Energy flow modeling and predicting the yield of Iranian paddy cultivars using artificial neural networks

The aim of this study was to model the energy flows for the production of different paddy rice cultivars in Golestan province of Iran using Cobb-Douglas (CD) model and artificial neural network (ANN). The studied energy inputs were human labor, agricultural machinery, diesel fuel, seed, biocide, chemical fertilizers, farmyard manure and electricity. The results indicated that the total energy consumption of paddy farms for high-yielding long grain (H-YLG) and high-grade long grain (H-GLG) paddy production were 108,392 and 89,835 MJha−1, respectively.
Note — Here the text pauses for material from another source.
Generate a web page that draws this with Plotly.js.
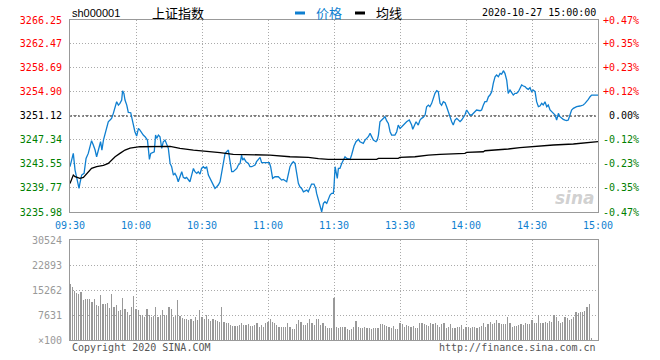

Also, CD model and sensitivity analysis of energy inputs on paddy yield showed that the impacts of human labor, biocide and chemical fertilizers inputs on paddy yield were higher than the other inputs. The ANN results highlighted that the best model consisted of an input layer with eight inputs, one hidden layer with 25 neurons and an output layer (8-25-1 topology) for both H-YLG and H-GLG paddy cultivars. The results obtained from the comparative study of CD and ANN models for predicting the amount of H-GLG paddy production revealed that the ANN model with the determination coefficient (R2) of 0.99 and the root mean square error (RMSE) of 1.93 kgha1 estimated the outputs more accurately than the CD model. Besides, the ANN model estimated more accurate and precise outputs than CD model for predicting the production of H-YLG.